The required output is the block of lines from the line with "What seaborn and" to the line with "from matplotlib.patches import Rectangle", endpoints included and pictures omitted.

[Entries with chart source code]

□ □ □ □ □ □ □

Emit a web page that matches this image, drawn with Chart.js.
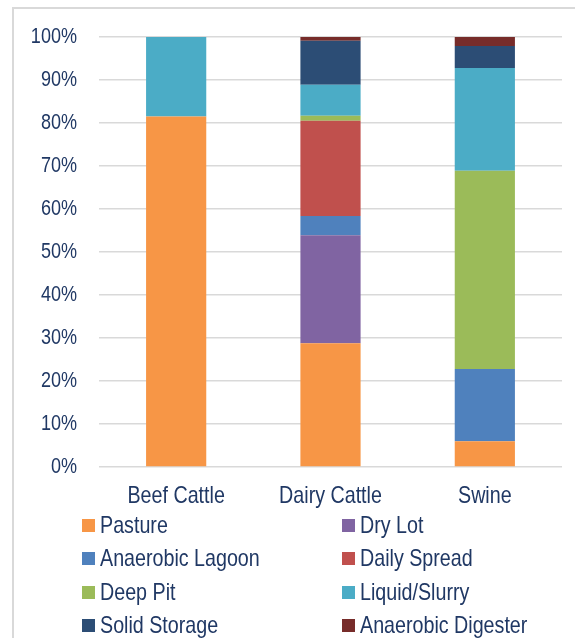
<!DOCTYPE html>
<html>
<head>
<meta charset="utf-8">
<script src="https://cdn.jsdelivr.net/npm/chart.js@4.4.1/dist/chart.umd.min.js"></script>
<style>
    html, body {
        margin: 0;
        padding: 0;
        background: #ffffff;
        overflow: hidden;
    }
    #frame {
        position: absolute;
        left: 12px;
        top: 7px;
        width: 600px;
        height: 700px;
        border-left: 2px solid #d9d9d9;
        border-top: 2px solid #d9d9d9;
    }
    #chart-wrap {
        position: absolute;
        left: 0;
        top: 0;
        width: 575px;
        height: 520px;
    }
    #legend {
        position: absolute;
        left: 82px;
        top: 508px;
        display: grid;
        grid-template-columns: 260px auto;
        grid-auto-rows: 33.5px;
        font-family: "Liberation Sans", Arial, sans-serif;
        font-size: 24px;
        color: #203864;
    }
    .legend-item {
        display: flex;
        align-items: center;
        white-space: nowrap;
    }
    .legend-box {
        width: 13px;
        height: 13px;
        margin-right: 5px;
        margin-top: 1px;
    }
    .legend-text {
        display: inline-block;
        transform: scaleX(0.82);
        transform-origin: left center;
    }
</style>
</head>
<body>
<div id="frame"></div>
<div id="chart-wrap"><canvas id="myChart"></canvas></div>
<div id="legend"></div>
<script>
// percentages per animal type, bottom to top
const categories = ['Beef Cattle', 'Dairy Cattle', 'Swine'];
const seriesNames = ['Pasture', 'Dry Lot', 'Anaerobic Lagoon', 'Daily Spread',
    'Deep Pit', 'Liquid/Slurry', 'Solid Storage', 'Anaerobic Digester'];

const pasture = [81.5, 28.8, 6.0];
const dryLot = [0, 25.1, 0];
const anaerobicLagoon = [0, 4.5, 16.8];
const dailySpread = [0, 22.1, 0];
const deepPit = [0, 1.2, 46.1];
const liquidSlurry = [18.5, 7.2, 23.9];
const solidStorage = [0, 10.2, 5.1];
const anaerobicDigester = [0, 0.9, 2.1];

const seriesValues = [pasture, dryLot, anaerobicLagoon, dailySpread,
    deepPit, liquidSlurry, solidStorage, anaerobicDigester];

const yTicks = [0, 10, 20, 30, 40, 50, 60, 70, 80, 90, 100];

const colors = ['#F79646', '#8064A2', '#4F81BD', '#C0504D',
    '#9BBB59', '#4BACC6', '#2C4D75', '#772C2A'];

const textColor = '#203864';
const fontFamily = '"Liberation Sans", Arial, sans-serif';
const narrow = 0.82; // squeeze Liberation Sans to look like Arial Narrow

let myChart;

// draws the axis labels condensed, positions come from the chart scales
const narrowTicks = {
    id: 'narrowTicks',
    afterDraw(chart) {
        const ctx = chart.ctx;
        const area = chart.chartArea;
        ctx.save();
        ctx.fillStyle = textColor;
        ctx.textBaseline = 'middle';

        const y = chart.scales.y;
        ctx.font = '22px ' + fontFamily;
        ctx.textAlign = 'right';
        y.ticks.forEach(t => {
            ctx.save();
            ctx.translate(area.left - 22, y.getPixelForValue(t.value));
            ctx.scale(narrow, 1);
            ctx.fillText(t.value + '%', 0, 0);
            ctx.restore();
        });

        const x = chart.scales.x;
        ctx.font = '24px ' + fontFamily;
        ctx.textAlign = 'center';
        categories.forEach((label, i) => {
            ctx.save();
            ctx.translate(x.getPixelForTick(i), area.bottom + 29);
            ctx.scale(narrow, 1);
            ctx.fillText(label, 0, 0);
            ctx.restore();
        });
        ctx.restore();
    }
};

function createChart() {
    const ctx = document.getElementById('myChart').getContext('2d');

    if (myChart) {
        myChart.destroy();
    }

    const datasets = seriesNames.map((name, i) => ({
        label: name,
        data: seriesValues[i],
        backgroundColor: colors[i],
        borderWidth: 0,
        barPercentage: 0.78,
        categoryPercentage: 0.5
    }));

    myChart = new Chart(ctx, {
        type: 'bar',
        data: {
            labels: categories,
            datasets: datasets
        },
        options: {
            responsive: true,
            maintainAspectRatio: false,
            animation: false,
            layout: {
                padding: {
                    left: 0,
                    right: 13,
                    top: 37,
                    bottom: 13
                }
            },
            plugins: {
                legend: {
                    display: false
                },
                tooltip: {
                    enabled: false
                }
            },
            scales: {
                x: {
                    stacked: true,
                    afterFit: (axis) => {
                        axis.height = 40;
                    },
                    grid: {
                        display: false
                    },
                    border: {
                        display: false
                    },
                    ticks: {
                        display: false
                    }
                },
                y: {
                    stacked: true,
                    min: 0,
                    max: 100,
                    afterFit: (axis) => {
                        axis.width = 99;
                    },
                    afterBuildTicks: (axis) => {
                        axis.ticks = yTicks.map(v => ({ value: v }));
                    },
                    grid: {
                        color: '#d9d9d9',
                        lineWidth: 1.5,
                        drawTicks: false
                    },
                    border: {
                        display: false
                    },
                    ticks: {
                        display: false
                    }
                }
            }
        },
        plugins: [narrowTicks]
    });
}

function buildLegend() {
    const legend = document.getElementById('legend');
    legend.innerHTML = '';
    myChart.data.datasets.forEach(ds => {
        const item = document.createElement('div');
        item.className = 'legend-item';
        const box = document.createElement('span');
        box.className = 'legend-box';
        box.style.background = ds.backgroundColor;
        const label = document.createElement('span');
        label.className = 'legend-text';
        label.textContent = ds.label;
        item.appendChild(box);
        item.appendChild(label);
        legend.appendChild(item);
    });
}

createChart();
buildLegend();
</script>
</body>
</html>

□ □ □ □ □ □ □

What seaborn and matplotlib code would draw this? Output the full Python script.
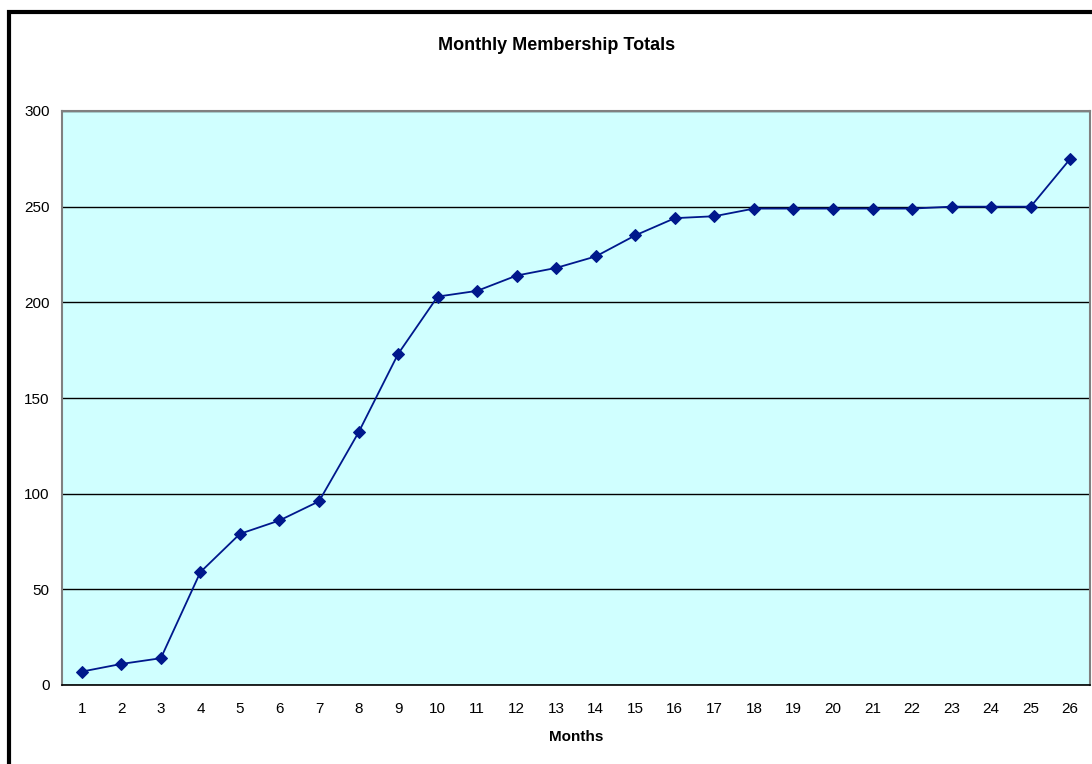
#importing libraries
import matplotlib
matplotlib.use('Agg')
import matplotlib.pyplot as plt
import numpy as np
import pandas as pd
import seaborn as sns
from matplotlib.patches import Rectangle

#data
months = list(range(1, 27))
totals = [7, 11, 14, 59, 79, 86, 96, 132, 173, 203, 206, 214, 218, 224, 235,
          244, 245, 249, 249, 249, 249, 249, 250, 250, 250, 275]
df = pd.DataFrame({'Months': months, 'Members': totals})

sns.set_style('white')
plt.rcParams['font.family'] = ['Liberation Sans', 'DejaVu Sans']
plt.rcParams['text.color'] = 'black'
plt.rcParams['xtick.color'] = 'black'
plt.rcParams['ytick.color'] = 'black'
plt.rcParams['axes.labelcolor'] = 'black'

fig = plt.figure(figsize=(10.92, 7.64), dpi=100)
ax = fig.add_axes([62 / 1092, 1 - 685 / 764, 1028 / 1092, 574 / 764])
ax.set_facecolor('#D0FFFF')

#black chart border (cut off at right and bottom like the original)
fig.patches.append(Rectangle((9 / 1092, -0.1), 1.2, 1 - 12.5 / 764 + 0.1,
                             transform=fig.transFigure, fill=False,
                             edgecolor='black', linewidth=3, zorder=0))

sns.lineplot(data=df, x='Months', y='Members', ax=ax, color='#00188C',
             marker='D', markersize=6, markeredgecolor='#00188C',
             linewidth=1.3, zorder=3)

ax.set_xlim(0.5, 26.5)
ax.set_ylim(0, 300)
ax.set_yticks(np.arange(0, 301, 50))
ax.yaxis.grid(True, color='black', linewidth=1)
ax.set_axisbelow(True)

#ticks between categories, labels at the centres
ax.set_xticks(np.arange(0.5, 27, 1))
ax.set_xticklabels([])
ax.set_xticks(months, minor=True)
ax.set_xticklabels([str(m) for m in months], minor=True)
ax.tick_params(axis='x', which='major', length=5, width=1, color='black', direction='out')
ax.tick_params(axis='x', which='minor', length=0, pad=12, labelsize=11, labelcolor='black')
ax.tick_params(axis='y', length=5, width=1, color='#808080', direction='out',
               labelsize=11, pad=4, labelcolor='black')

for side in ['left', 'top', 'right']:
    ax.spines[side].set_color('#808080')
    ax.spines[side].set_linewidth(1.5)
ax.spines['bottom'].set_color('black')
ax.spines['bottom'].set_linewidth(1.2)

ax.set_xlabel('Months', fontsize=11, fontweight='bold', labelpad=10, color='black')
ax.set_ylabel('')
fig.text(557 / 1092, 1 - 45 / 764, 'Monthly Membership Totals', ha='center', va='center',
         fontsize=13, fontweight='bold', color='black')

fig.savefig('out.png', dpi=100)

□ □ □ □ □ □ □

TASK SOLUTION:
What seaborn and matplotlib code would draw this? Output the full Python script.
#importing libraries
import matplotlib
matplotlib.use('Agg')
import matplotlib.pyplot as plt
import numpy as np
import pandas as pd
import seaborn as sns
from matplotlib.patches import Rectangle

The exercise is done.